Be careful what you name your animals.  Our cat Toulouse, named after the famous tiny French poster painter with the damaged legs, slept in the garage.  Accidentally, my father driving his car in, ran over the cat's legs, rendering him crippled like his namesake.  My wife and I had a cat named Nico, after the singer. Though not killed in a bicycle accident in Spain or a heroin overdose, poor Nico was hit by a car and dragged himself onto the driveway to die.  We were watching Veggietales when this happened.  Can't stomach them anymore.  Bob the Tomato is now in my BLT, minus the B. (Recently joined PETA.)  Loved the Cheeseburger song, but we can get past this.  Back to my Pagan's only a song.  One of the key members of Strawberry Alarm Clock ("incense & peppermint"...all those cool paisley psychedelic shirts...fuzz guitar, drone E organ) became a real estate mogul, redeveloping the vistas of Santa Barbara for high-end condos and businesses.  "Let US pave your paradise."  But I digress...

The photo of past is yours truly with Fu (after Fu Manchu), the white Siamese and I believe, the yet to be ill-fated Toulouse.  It might be Shadoux or Shadeau.  I'm not sure.  I'm turning into Reagan: "I'm sorry... I can't recall.  Too many micro-waves from the G.E. All-Electric Home.  Plus radio.  I don't recall signing the contra orders.  I was under anaesthesia and my V.P. was in charge.  Hey, do you remember Death Valley Days and the 20 Mule team?  Boraxo soap sponsored that show and sometimes the team only had 17 Mules.  What do you think was in the soap?  We learned a lot from the Germans.  I'm sorry...I'm getting sleepy now, Mommy.  Bedtime for Bonzo."

When I got married and moved into a house...well the cat commune really begins. I am the L. Ron Hubbard of cat cults.  Care to be mEow E-Metered?  Claro, el Gato?  Tee-hee!

Seriously, though.  My wife and her family were cat lovers.  There were several cats when I arrived, but sadly all of them have passed on.  You may have already seen the posted foto of Emma in my rant on radio General Managers.  The children of Malcolm and Nico and Glenda and sister Kinski (they were a VERY CLOSE family and aptly named) are still here but one, thank the Gods of old.  I quietly call them the Brothers Karamazov, but Grime and Punishment could also fit for literary punsters.  Six cats in all, and two outsiders who visit, have a meal and carry on their journey.

But wait, I haven't told you about our Easter Bunny that arrived near All Hallow's Eve.  And the colourful parrots that out-sing Carmen Miranda.  And the ancient, all knowing turtles, smaller cousins of those on Ascension Island.  And the generations of possums, related to our dear Pogo.  And the soulful raccoons, almost the size of small kangaroos, who will eat out of your hand.  And...

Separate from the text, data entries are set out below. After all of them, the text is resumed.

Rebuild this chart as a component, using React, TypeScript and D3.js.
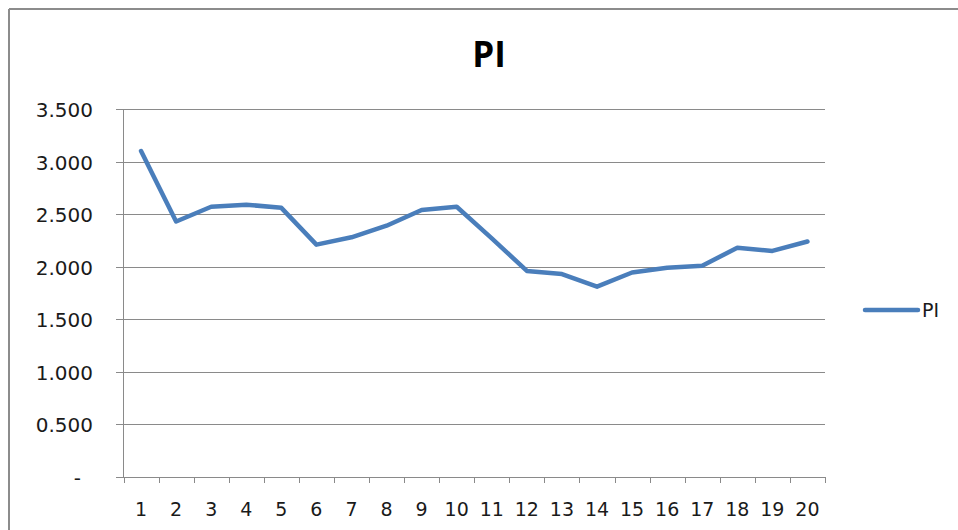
import * as d3 from 'd3';

const categories = ['1', '2', '3', '4', '5', '6', '7', '8', '9', '10', '11', '12', '13', '14', '15', '16', '17', '18', '19', '20'];
const piValues = [3.10, 2.43, 2.57, 2.59, 2.56, 2.21, 2.28, 2.39, 2.54, 2.57, 2.27, 1.96, 1.93, 1.81, 1.945, 1.99, 2.01, 2.18, 2.15, 2.24];
const yTicks = [0, 0.5, 1, 1.5, 2, 2.5, 3, 3.5];
const yTickLabels = ['-', '0.500', '1.000', '1.500', '2.000', '2.500', '3.000', '3.500'];
const seriesName = 'PI';

const width = 958;
const height = 530;
const plot = { left: 123.5, right: 825, top: 109, bottom: 477 };
const lineColor = '#4a7ebb';
const gridColor = '#8a8a8a';
const font = '"DejaVu Sans", Verdana, sans-serif';

export default function App() {
  const x = d3.scaleBand<string>().domain(categories).range([plot.left, plot.right]);
  const y = d3.scaleLinear().domain([0, 3.5]).range([plot.bottom, plot.top]);

  const line = d3
    .line<number>()
    .x((_, i) => x(categories[i])! + x.bandwidth() / 2)
    .y(d => y(d));

  const tickXs = categories.map(c => x(c)!).concat([plot.right]);

  return (
    <div style={{ position: 'absolute', left: 0, top: 0 }}>
      <svg width={width} height={height} style={{ display: 'block', background: '#fff' }}>
        {/* chart frame, only left and top edges show */}
        <line x1={9} y1={9} x2={width} y2={9} stroke="#8c8c8c" strokeWidth={2} />
        <line x1={9} y1={9} x2={9} y2={height} stroke="#8c8c8c" strokeWidth={2} />

        <text x={489} y={67} textAnchor="middle" fontFamily='"Open Sans", sans-serif' fontWeight="bold" fontSize={35} fill="#000">
          {seriesName}
        </text>

        {/* gridlines + y labels */}
        {yTicks.map((t, i) => {
          const yy = Math.round(y(t)) + 0.5;
          const label = yTickLabels[i];
          return (
            <g key={t}>
              <line x1={116} x2={plot.right} y1={yy} y2={yy} stroke={gridColor} strokeWidth={1} />
              <text
                x={label === '-' ? 81 : 93}
                y={yy}
                dy="0.36em"
                textAnchor="end"
                fontFamily={font}
                fontSize={20}
                fill="#1a1a1a"
              >
                {label}
              </text>
            </g>
          );
        })}

        {/* axes */}
        <line x1={plot.left} x2={plot.left} y1={plot.top} y2={plot.bottom} stroke={gridColor} strokeWidth={1} />
        {tickXs.map((tx, i) => (
          <line key={i} x1={Math.round(tx) + 0.5} x2={Math.round(tx) + 0.5} y1={plot.bottom} y2={plot.bottom + 6} stroke={gridColor} strokeWidth={1} />
        ))}
        {categories.map(c => (
          <text key={c} x={x(c)! + x.bandwidth() / 2} y={516} textAnchor="middle" fontFamily={font} fontSize={19} fill="#1a1a1a">
            {c}
          </text>
        ))}

        <path d={line(piValues)!} fill="none" stroke={lineColor} strokeWidth={4.5} strokeLinejoin="round" strokeLinecap="round" />

        {/* legend */}
        <line x1={865} x2={918} y1={310} y2={310} stroke={lineColor} strokeWidth={4.5} strokeLinecap="round" />
        <text x={922} y={317} fontFamily={font} fontSize={19} fill="#1a1a1a">
          {seriesName}
        </text>
      </svg>
    </div>
  );
}
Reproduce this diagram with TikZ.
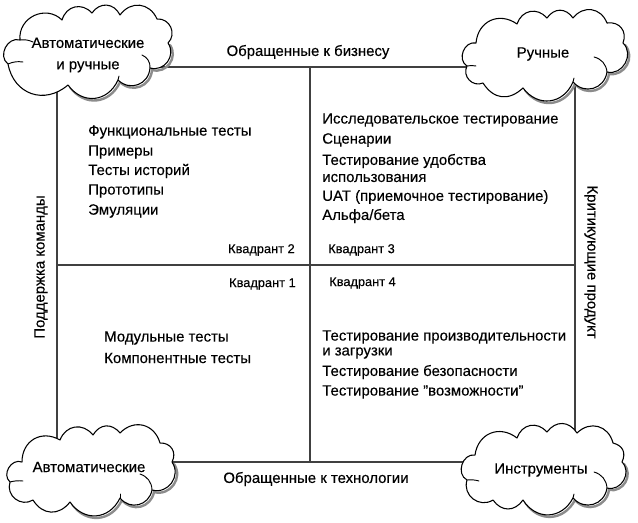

But first, let's watch our favourite pet quiz show, "What's My feLine?"  Brought to you by CAT, a tonic.  The healthy drink that leaves you refreshed AND stationary.  Now let's introduce you to the paw-nel...I mean, kennel.  "That star of stage and screen and litter box..."

Friday, April 1, 2011

"I am a very foolish fond old man."

In less cataclysmic times than today...or so it seemed, to those of us cloaked in audacious youthful energy...there was extra amount of elbow room to be outrageous.  Our daily life could be performance art.  And certain holidays gave us that chance to be outre.  All Hallows was the obvious selection.  But for some of us Tarot Card obsessed funsters, April First was the Day of Choice.

Tiny entry here.  I think I have spoken before on how, on April 1, we loved to giggle up.  On KTYD we turned the station into a screaming Top 40 station--the antithesis of the freeform FM we had become.  I was the Real Don Robot, my parody of old LA based KHJ radio, "Boss Radio."

In print, the Santa Barbara News & Review became a parody of the local daily rag, "Not the News-Press."  I remember telling the Editor of Night Light that I wanted to print my article on my visit to the The Man From U.N.C.L.E. set, and we should do an April Fools parody of the paper.  He nixed both ideas.  So I went to the alternate paper.  They did the parody AND placed my U.N.C.L.E. story as the cover article...sorry, but as Cal Worthington used to say, "just let me have first chance at the deal." 

The best April Fools party was at Zelos.  The Space Pirate Radio 12th Anniversary poster party was a huge success for the club.  So, I proposed an April Fools Party which was, fortunately, even more successful.  Those were lucky moments.  The Space Pirate Radio Poster Event was a huge success, but you could get in. For some unexplained reason, the April Fools celebration was packed beyond legal capacity.  A big success for the club and a pride-filled moment for yours truly...that being Foolish in a business world could maybe work.

Printed herewith is the fake Zelo menu I wrote for the occasion.  The Blessing or Curse with all my comic writing is that it has to make me giggle first.  If I am certifiable or living in an alternate universe (both real and possible explanations), this could be a problem.  But I think I am a tough critic (Virgo, the Critic, remember) and I always try with the multi-dimensional joke: one level for this experienced individual; another for the multi-lingual, well travelled, historically drenched and philosophically gob smacked alien in polite society.  Another blog sometimes...

(Wasn't The Blog the 1958 sci-fi debut of Steve McQueen?)  Despite the feelings of some, if I have to chose ONLY ONE job description on my South American passport over all others (writer, actor, disc jockey, artist, director, pornographer, fungus), I would choose satirist.

A Foolish First of April to you all.